begin Data to process

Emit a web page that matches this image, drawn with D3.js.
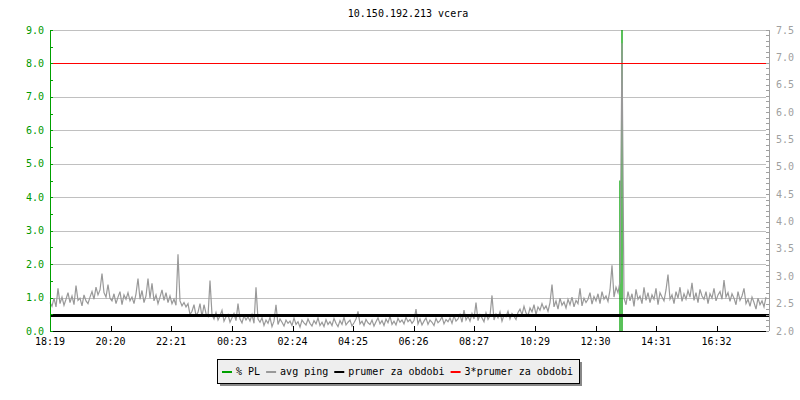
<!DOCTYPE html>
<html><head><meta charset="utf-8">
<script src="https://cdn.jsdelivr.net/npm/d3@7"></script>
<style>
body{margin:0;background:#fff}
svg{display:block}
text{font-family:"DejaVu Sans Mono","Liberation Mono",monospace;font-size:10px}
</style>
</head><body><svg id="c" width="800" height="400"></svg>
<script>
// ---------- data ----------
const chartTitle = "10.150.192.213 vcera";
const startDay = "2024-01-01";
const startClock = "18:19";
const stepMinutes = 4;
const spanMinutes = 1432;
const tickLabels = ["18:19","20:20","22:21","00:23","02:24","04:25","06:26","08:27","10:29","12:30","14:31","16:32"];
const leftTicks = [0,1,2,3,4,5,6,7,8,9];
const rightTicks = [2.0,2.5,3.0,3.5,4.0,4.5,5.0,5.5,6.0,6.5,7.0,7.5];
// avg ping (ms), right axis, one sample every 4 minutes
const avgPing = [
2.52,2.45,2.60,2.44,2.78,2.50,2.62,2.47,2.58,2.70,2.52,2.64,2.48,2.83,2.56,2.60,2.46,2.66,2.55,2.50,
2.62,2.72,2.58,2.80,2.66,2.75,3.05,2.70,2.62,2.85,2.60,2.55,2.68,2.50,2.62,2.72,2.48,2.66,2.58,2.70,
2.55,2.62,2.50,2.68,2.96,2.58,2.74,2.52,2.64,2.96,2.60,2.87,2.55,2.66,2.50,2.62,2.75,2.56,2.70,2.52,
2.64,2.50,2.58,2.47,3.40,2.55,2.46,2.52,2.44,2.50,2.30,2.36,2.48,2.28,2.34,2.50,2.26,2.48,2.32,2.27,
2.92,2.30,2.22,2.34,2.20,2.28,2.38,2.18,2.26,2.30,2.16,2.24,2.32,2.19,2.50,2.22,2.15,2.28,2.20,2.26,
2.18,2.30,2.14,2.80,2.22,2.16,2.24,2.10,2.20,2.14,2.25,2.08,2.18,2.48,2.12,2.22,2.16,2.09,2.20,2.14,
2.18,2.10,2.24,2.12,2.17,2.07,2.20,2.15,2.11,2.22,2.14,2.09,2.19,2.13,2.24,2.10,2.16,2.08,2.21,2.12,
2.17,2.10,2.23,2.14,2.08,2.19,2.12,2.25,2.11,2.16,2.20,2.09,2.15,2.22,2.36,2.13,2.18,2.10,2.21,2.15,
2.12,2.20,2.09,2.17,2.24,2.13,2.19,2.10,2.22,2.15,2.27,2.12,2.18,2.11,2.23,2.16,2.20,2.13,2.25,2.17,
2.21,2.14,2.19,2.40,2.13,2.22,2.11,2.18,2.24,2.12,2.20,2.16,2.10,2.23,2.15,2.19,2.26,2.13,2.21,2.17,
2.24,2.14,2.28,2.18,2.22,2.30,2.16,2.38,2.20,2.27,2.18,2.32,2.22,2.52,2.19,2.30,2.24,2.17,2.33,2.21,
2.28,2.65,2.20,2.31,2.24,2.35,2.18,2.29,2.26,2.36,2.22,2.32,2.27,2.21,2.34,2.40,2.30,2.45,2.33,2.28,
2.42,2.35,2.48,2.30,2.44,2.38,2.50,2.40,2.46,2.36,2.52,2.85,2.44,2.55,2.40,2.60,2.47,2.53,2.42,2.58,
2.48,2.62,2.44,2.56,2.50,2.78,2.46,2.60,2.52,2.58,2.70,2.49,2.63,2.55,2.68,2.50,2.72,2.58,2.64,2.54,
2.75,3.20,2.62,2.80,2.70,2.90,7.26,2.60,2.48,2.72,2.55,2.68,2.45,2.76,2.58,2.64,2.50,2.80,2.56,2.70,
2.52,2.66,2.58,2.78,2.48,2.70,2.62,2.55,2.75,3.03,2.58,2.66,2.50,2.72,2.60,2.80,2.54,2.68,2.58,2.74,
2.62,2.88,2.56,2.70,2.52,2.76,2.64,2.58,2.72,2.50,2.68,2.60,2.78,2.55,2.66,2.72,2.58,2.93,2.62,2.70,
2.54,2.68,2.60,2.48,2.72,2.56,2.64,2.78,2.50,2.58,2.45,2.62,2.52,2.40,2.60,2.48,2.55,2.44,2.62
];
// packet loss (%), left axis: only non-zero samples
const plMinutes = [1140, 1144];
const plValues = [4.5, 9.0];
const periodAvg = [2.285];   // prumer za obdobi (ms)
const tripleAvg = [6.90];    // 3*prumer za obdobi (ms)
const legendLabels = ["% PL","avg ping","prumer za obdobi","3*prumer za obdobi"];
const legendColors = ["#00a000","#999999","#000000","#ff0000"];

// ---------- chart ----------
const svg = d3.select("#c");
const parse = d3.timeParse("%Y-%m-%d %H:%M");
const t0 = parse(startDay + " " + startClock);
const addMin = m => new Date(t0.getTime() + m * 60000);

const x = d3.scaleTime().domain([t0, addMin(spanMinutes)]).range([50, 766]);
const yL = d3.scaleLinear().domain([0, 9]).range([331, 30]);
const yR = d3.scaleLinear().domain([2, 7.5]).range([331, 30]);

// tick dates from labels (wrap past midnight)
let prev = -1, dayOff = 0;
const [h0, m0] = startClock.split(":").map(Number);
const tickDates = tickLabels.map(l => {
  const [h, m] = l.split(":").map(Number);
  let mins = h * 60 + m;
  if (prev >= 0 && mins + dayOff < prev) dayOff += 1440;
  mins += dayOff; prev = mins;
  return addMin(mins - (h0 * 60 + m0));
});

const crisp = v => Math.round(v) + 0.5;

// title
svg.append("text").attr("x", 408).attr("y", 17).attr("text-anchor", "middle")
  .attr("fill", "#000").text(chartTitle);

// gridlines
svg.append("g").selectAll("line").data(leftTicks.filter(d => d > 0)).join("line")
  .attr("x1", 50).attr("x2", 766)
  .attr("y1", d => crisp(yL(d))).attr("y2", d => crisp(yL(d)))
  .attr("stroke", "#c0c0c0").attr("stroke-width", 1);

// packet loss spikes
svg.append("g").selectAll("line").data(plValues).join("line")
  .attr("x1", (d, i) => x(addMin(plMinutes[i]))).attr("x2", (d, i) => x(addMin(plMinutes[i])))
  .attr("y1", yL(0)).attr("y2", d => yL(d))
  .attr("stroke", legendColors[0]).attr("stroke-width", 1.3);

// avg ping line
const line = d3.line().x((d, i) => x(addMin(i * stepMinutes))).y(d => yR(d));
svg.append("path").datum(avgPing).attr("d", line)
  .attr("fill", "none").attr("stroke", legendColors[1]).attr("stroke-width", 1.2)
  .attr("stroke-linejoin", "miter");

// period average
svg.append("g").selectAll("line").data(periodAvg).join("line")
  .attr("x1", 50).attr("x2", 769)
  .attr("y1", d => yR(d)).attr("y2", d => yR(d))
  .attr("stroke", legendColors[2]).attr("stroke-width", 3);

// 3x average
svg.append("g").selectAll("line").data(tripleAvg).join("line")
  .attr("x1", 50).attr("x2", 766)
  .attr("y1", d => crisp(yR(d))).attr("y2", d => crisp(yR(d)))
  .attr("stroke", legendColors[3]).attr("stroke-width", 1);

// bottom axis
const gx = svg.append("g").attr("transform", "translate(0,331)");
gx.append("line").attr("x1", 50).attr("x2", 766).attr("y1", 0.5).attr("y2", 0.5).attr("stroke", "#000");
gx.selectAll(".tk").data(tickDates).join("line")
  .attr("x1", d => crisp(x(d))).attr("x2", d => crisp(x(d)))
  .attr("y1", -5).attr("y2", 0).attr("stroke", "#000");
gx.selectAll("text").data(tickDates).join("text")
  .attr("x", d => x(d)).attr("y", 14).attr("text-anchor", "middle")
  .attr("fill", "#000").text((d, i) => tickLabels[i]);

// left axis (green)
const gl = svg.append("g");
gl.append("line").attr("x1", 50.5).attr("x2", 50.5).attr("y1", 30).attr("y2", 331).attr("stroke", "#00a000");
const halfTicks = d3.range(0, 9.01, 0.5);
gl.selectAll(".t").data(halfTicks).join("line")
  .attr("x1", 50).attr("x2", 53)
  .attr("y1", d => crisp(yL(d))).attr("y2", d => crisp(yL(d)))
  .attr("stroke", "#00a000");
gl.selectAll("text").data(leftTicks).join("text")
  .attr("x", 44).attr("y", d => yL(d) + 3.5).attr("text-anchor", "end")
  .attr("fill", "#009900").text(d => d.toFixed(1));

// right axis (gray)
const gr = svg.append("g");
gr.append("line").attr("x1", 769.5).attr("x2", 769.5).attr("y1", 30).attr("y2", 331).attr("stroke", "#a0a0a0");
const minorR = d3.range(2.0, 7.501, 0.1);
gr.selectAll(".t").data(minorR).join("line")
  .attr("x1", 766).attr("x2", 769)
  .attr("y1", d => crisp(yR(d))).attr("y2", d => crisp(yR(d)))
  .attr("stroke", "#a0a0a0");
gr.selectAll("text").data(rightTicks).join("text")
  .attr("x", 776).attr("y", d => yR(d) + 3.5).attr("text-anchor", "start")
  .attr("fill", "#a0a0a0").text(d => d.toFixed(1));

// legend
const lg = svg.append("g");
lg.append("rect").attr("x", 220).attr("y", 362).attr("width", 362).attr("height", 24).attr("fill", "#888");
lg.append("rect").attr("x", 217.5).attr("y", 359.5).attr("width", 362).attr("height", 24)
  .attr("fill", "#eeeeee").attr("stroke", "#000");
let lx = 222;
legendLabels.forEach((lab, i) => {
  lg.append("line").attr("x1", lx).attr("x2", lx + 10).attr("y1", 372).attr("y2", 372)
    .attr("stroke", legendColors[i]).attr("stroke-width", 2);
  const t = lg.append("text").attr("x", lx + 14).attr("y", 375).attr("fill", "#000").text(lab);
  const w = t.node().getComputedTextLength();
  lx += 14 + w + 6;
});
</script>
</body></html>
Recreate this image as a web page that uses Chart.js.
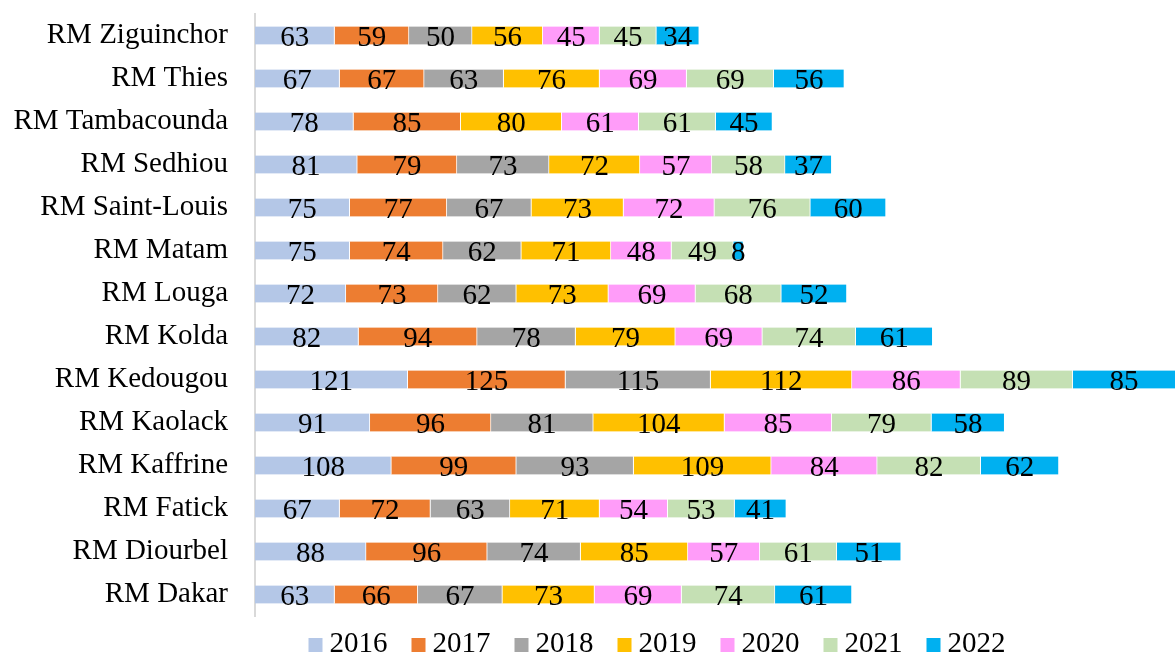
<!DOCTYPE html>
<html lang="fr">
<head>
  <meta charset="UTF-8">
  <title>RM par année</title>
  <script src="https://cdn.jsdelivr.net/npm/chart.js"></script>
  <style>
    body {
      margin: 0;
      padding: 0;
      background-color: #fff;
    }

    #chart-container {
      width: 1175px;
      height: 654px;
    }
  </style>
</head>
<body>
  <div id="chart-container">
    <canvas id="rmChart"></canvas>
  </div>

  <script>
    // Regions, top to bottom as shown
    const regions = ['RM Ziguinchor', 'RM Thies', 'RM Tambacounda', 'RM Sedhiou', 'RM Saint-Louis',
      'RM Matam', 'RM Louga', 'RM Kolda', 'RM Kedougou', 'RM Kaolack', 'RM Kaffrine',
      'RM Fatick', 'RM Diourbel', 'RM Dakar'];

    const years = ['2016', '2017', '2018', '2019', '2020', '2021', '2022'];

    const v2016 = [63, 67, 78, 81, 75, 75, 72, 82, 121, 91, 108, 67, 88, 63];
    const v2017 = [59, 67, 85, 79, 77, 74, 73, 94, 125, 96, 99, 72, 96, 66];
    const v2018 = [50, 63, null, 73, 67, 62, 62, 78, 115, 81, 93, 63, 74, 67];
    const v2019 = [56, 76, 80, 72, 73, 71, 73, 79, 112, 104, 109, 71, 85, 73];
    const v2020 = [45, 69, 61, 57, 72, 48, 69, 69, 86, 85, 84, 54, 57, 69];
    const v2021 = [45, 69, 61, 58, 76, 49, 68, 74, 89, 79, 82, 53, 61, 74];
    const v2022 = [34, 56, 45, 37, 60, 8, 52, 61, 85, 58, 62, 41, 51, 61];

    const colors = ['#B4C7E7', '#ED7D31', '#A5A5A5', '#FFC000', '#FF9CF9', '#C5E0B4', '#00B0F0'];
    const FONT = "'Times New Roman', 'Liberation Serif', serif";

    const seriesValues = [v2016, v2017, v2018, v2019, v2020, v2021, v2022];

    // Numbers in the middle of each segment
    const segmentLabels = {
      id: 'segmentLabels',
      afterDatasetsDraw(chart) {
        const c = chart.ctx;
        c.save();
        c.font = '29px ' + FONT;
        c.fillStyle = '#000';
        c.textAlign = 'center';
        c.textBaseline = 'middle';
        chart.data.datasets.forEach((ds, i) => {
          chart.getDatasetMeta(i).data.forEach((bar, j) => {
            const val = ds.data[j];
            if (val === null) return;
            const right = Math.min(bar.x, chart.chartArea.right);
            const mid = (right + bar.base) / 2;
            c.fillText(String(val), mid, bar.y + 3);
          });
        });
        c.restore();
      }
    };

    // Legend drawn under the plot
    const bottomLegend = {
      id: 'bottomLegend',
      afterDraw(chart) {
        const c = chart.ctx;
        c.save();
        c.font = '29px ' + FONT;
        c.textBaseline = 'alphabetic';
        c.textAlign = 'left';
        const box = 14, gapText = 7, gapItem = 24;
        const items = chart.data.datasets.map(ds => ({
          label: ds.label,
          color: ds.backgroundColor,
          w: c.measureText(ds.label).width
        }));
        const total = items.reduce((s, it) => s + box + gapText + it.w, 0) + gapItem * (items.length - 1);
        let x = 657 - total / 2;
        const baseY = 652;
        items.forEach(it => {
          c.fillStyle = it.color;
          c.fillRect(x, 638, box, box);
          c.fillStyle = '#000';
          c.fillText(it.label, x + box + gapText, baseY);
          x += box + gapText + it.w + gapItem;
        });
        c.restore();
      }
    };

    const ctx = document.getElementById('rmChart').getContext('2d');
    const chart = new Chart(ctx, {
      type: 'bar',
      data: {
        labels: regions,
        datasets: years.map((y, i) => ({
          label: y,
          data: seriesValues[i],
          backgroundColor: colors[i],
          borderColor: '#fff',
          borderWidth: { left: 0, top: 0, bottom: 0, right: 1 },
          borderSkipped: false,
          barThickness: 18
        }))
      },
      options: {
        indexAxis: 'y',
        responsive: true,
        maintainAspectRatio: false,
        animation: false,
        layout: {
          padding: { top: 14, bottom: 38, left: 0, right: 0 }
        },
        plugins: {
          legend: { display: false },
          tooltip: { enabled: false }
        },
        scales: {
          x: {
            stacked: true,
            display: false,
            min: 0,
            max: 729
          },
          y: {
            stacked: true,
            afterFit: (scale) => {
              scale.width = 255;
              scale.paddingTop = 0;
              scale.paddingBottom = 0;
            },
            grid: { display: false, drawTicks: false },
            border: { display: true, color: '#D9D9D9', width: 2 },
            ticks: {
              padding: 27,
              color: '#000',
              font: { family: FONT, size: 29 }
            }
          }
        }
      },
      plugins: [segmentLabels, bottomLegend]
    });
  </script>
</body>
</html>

end Data to process

__Exercise requirements__:
Reproduce the lines above starting at the one with "Recreate this image" and ending at the one with "41, 51, 61];", both included, exactly and with no pictures.

__Output for this task__:
Recreate this image as a web page that uses Chart.js.
<!DOCTYPE html>
<html lang="fr">
<head>
  <meta charset="UTF-8">
  <title>RM par année</title>
  <script src="https://cdn.jsdelivr.net/npm/chart.js"></script>
  <style>
    body {
      margin: 0;
      padding: 0;
      background-color: #fff;
    }

    #chart-container {
      width: 1175px;
      height: 654px;
    }
  </style>
</head>
<body>
  <div id="chart-container">
    <canvas id="rmChart"></canvas>
  </div>

  <script>
    // Regions, top to bottom as shown
    const regions = ['RM Ziguinchor', 'RM Thies', 'RM Tambacounda', 'RM Sedhiou', 'RM Saint-Louis',
      'RM Matam', 'RM Louga', 'RM Kolda', 'RM Kedougou', 'RM Kaolack', 'RM Kaffrine',
      'RM Fatick', 'RM Diourbel', 'RM Dakar'];

    const years = ['2016', '2017', '2018', '2019', '2020', '2021', '2022'];

    const v2016 = [63, 67, 78, 81, 75, 75, 72, 82, 121, 91, 108, 67, 88, 63];
    const v2017 = [59, 67, 85, 79, 77, 74, 73, 94, 125, 96, 99, 72, 96, 66];
    const v2018 = [50, 63, null, 73, 67, 62, 62, 78, 115, 81, 93, 63, 74, 67];
    const v2019 = [56, 76, 80, 72, 73, 71, 73, 79, 112, 104, 109, 71, 85, 73];
    const v2020 = [45, 69, 61, 57, 72, 48, 69, 69, 86, 85, 84, 54, 57, 69];
    const v2021 = [45, 69, 61, 58, 76, 49, 68, 74, 89, 79, 82, 53, 61, 74];
    const v2022 = [34, 56, 45, 37, 60, 8, 52, 61, 85, 58, 62, 41, 51, 61];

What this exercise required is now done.